Ok, I've been trying to get rid of this file for about 24 hours now and still no luck. When ever I right-click and goto "Delete" I get the message "Cannot delete 'Filenamehere': Access is denied. Make sure the disk is not full or write-protected and that the file is not currently in use.". The files I'm trying to get rid of are files from a game (MapleStory). I have restarted twice and tried to delete it before opening any programs. I have tried to delete it using DOS, access was still denied. I tried using Shift+Delete and again access denied. I tried downloading a program that could find out which process was using any of the files and it found none.The folder I'm trying to delete is on a extra drive my father has connected to the computer. I can delete any other files/folders in that drive besides these. I have searched all over google and alot of other places looking for a solution, please help me, Thank you.


----------



## sultan_emerr (Mar 18, 2005)

Det0xin said:


> Ok, I've been trying to get rid of this file for about 24 hours now and still no luck. When ever I right-click and goto "Delete" I get the message "Cannot delete 'Filenamehere': Access is denied. Make sure the disk is not full or write-protected and that the file is not currently in use.". The files I'm trying to get rid of are files from a game (MapleStory). I have restarted twice and tried to delete it before opening any programs. I have tried to delete it using DOS, access was still denied. I tried using Shift+Delete and again access denied. I tried downloading a program that could find out which process was using any of the files and it found none.The folder I'm trying to delete is on a extra drive my father has connected to the computer. I can delete any other files/folders in that drive besides these. I have searched all over google and alot of other places looking for a solution, please help me, Thank you.


Restart in safe mode and do it.


----------



## wilson44512 (Mar 25, 2006)

try this if all else fails

http://www.snapfiles.com/get/moveonboot.html


----------



## sultan_emerr (Mar 18, 2005)

It could be because files were downloaded from a file sharing service, or by programs that are enabled to automatically check for updates periodically. If you got it off of P2P, then try deleting it through the P2P; re: if you got the file from a P2P, then you will probably have to go back into the P2P to delete/remove/uninstall it.

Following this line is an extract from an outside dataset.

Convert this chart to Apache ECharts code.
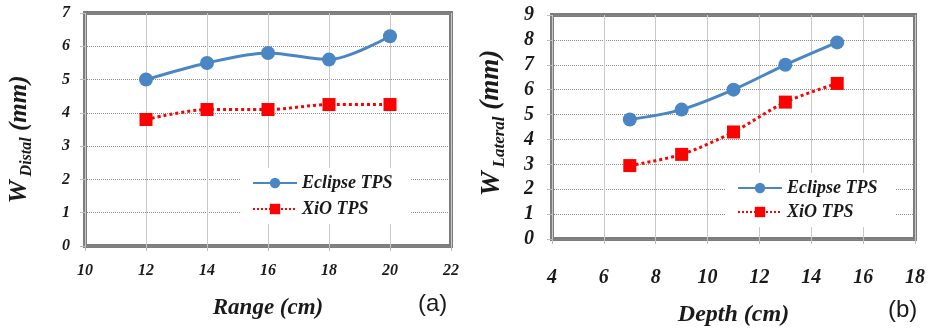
<!DOCTYPE html>
<html>
<head>
<meta charset="UTF-8">
<title>W distal / lateral</title>
<script src="https://cdn.jsdelivr.net/npm/echarts@6/dist/echarts.min.js"></script>
<style>
  html, body { margin: 0; padding: 0; background: #fff; }
  #main { width: 928px; height: 330px; }
</style>
</head>
<body>
<div id="main"></div>
<script>
// (a) distal width vs range
var rangeCm = [12, 14, 16, 18, 20];
var eclipseDistal = [5.0, 5.5, 5.8, 5.6, 6.3];
var xioDistal = [3.8, 4.1, 4.1, 4.25, 4.25];
// (b) lateral width vs depth
var depthCm = [7, 9, 11, 13, 15];
var eclipseLateral = [4.8, 5.2, 6.0, 7.0, 7.9];
var xioLateral = [2.95, 3.4, 4.3, 5.5, 6.25];

var serif = '"Liberation Serif", "DejaVu Serif", serif';
var txt = '#1a1a1a';

function pairs(xs, ys) {
  return xs.map(function (x, i) { return [x, ys[i]]; });
}

function xAxisCfg(idx, min, max, name, size, margin, gap, nameSize) {
  return {
    gridIndex: idx, type: 'value', min: min, max: max, interval: 2,
    name: name, nameLocation: 'middle', nameGap: gap,
    nameTextStyle: { fontFamily: serif, fontStyle: 'italic', fontWeight: 'bold', fontSize: nameSize, color: txt },
    axisLine: { show: false },
    axisTick: { show: true, length: 5, lineStyle: { color: '#bbb' } },
    axisLabel: { margin: margin, fontFamily: serif, fontStyle: 'italic', fontWeight: 'bold', fontSize: size, color: txt },
    splitLine: { show: true, lineStyle: { color: '#c9c9c9', width: 1 } }
  };
}

function yAxisCfg(idx, max, sub, size, margin, gap, big, shift) {
  return {
    gridIndex: idx, type: 'value', min: 0, max: max, interval: 1,
    name: '{w|W}{s|' + sub + '}{m| (mm)}', nameLocation: 'middle', nameGap: gap,
    nameTextStyle: {
      color: txt,
      padding: shift,
      rich: {
        w: { fontFamily: serif, fontStyle: 'italic', fontWeight: 'bold', fontSize: big + 1, color: txt },
        s: { fontFamily: serif, fontStyle: 'italic', fontWeight: 'bold', fontSize: Math.round(big * 0.62), color: txt, padding: [Math.round(big * 0.6), 0, 0, 4] },
        m: { fontFamily: serif, fontStyle: 'italic', fontWeight: 'bold', fontSize: big, color: txt }
      }
    },
    axisLine: { show: false },
    axisTick: { show: true, length: 5, lineStyle: { color: '#bbb' } },
    axisLabel: { margin: margin, fontFamily: serif, fontStyle: 'italic', fontWeight: 'bold', fontSize: size, color: txt },
    splitLine: { show: true, lineStyle: { color: '#8a8a8a', type: 'dotted', width: 1 } }
  };
}

function eclipse(idx, data) {
  return {
    name: 'Eclipse TPS', type: 'line', xAxisIndex: idx, yAxisIndex: idx,
    data: data, smooth: 0.3, symbol: 'circle', symbolSize: 14,
    lineStyle: { color: '#4a86c4', width: 3 },
    itemStyle: { color: '#4a86c4' }, z: 3
  };
}

function xio(idx, data) {
  return {
    name: 'XiO TPS', type: 'line', xAxisIndex: idx, yAxisIndex: idx,
    data: data, smooth: 0.3, symbol: 'rect', symbolSize: 13,
    lineStyle: { color: '#ff0000', width: 3, type: 'dotted' },
    itemStyle: { color: '#ff0000' }, z: 3
  };
}

function legendCfg(left, top, gap) {
  return {
    data: ['Eclipse TPS', 'XiO TPS'], orient: 'vertical',
    left: left, top: top, itemWidth: 44, itemHeight: 13, itemGap: gap,
    backgroundColor: '#fff', padding: [6, 18, 6, 12],
    textStyle: { fontFamily: serif, fontStyle: 'italic', fontWeight: 'bold', fontSize: 18, color: txt }
  };
}

var chart = echarts.init(document.getElementById('main'));
var option = {
  backgroundColor: '#fff',
  animation: false,
  grid: [
    { left: 85, top: 13, width: 366, height: 233, outerBoundsMode: 'none', show: true, borderColor: '#7d7d7d', borderWidth: 4, backgroundColor: '#fff' },
    { left: 552, top: 15, width: 363, height: 224, outerBoundsMode: 'none', show: true, borderColor: '#7d7d7d', borderWidth: 4, backgroundColor: '#fff' }
  ],
  xAxis: [
    xAxisCfg(0, 10, 22, 'Range (cm)', 16, 17, 51, 23),
    xAxisCfg(1, 4, 18, 'Depth (cm)', 20, 29, 64, 24)
  ],
  yAxis: [
    yAxisCfg(0, 7, 'Distal', 16, 15, 50, 25, [0, 20, 0, 0]),
    yAxisCfg(1, 9, 'Lateral', 20, 18, 44, 27, [0, 0, 0, 8])
  ],
  legend: [legendCfg(240, 168, 8), legendCfg(725, 173, 6)],
  series: [
    eclipse(0, pairs(rangeCm, eclipseDistal)),
    xio(0, pairs(rangeCm, xioDistal)),
    eclipse(1, pairs(depthCm, eclipseLateral)),
    xio(1, pairs(depthCm, xioLateral))
  ],
  graphic: [
    { type: 'text', left: 418, top: 292, style: { text: '(a)', font: '24px "Liberation Sans"', fill: txt } },
    { type: 'text', left: 888, top: 298, style: { text: '(b)', font: '24px "Liberation Sans"', fill: txt } }
  ]
};
chart.setOption(option);
window.onresize = function () { chart.resize(); };
</script>
</body>
</html>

Unlocker = "Helps delete locked files with error messages like: Cannot delete file: Access is denied ;There has been a sharing violation. ;The source or destination file may be in use. ;The file is in use by another program or user.;Make sure the disk is not full or write-protected and that the file is not currently in use." http://www.softpedia.com/get/System/System-Miscellaneous/Unlocker.shtml


----------



## davehc (Oct 4, 2006)

I had this problem once with a demo of Namo. It would not get rid of the shortcut in the startup menu. As for you it could not even be seen by other programs. My solution, in the ned, was unbelievable, it might work for you. I Created a new file right next to it and gave it exactly the same name . When I then deleted it, it was gone!!


----------



## Joanyoung (Jun 18, 2004)

How to take ownership of a file or folder xp

go read here and follow the instructions

http://support.microsoft.com/kb/308421

joan


----------